→ **Exercise description**:
In the listing that follows, count the lines holding the word "matplotlib" and report only that number.

↓↓↓

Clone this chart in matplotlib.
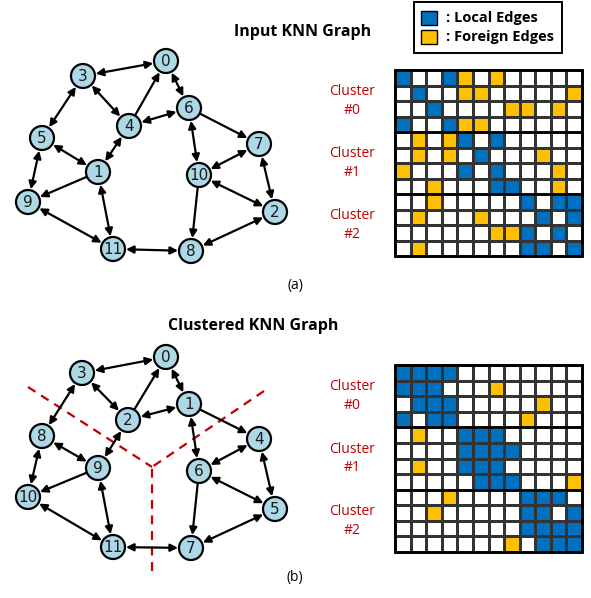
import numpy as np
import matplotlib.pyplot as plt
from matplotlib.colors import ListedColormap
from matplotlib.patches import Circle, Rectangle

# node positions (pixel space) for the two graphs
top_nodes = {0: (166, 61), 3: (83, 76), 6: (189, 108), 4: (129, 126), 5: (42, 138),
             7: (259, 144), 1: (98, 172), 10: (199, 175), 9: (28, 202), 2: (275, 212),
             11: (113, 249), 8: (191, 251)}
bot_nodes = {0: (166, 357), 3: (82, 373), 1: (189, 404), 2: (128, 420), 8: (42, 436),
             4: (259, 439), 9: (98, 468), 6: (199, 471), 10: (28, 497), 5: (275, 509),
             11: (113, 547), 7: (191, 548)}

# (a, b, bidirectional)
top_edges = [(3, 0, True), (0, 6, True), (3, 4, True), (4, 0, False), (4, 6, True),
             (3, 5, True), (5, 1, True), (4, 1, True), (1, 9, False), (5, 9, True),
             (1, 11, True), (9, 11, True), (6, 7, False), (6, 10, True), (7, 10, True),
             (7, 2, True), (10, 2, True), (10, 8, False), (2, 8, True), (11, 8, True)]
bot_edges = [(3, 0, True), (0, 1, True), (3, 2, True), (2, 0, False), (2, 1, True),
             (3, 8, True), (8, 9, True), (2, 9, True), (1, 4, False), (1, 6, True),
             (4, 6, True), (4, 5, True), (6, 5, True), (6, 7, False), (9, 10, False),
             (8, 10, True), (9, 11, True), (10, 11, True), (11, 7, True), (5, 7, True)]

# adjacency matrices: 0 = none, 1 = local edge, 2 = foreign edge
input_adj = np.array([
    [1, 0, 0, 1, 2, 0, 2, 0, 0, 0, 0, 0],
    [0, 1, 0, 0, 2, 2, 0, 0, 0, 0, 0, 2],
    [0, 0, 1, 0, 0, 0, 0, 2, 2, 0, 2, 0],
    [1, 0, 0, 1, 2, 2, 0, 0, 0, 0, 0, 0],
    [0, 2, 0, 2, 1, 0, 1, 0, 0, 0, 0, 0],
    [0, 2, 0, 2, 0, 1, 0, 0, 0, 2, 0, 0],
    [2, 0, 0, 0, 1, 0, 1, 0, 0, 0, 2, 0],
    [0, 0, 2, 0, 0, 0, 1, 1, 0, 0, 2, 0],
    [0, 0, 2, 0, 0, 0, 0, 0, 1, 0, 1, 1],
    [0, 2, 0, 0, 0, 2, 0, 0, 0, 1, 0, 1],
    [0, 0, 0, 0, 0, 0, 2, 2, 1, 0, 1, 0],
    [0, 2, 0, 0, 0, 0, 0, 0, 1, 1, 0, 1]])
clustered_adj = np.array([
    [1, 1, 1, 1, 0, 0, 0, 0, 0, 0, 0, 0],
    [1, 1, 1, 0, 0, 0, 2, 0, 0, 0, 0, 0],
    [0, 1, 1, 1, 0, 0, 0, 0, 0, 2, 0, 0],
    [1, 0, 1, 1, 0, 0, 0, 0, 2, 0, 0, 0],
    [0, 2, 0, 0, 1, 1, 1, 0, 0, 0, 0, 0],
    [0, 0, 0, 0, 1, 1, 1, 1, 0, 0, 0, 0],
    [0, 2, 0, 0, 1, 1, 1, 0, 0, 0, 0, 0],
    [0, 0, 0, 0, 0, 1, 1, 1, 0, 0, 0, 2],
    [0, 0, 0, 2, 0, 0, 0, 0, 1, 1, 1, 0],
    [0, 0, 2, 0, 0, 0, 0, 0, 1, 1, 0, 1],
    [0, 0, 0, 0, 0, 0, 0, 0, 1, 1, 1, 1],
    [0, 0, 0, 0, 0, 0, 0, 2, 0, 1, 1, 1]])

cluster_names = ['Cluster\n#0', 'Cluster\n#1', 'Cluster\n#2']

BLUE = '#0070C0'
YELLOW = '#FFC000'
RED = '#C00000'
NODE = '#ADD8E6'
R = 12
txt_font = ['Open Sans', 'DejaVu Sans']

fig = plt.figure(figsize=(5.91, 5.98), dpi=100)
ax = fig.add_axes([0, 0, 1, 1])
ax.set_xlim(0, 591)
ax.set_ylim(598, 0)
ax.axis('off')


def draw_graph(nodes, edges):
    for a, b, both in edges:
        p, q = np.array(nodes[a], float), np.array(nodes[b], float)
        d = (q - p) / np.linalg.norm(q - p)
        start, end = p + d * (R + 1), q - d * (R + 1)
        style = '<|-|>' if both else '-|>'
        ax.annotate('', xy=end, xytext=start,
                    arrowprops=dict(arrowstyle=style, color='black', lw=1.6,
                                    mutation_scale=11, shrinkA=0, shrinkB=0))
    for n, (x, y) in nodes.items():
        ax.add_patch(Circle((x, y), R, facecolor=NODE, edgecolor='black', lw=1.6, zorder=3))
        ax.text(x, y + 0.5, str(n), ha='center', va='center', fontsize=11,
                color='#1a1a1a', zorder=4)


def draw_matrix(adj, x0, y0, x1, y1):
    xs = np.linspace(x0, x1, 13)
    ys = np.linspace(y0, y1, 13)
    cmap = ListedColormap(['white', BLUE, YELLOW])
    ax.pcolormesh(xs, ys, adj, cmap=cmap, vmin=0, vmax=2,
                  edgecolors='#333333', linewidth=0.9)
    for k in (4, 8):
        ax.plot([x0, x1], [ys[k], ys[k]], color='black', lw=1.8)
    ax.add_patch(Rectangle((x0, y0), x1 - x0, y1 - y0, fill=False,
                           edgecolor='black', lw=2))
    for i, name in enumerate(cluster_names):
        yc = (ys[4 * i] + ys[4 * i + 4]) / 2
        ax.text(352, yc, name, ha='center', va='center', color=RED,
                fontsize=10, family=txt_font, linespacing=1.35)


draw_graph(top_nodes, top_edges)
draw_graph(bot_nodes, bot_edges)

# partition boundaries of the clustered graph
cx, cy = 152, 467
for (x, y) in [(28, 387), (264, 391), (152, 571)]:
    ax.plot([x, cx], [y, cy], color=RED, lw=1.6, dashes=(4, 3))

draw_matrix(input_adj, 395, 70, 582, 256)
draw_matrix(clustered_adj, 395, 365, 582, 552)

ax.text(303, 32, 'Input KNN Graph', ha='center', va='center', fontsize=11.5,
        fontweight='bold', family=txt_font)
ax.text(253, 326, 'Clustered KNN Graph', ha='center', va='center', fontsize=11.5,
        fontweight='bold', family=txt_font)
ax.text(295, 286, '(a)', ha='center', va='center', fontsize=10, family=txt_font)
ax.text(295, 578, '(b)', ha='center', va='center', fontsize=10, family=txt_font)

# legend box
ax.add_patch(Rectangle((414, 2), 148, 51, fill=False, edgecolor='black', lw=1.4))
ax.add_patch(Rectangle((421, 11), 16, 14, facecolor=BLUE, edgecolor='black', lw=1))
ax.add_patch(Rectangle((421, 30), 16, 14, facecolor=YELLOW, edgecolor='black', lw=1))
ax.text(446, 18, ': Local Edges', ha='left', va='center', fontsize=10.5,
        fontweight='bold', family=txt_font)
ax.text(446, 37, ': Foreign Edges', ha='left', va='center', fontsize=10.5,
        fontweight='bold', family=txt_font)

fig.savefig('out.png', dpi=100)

↑↑↑

→ **The result**:
4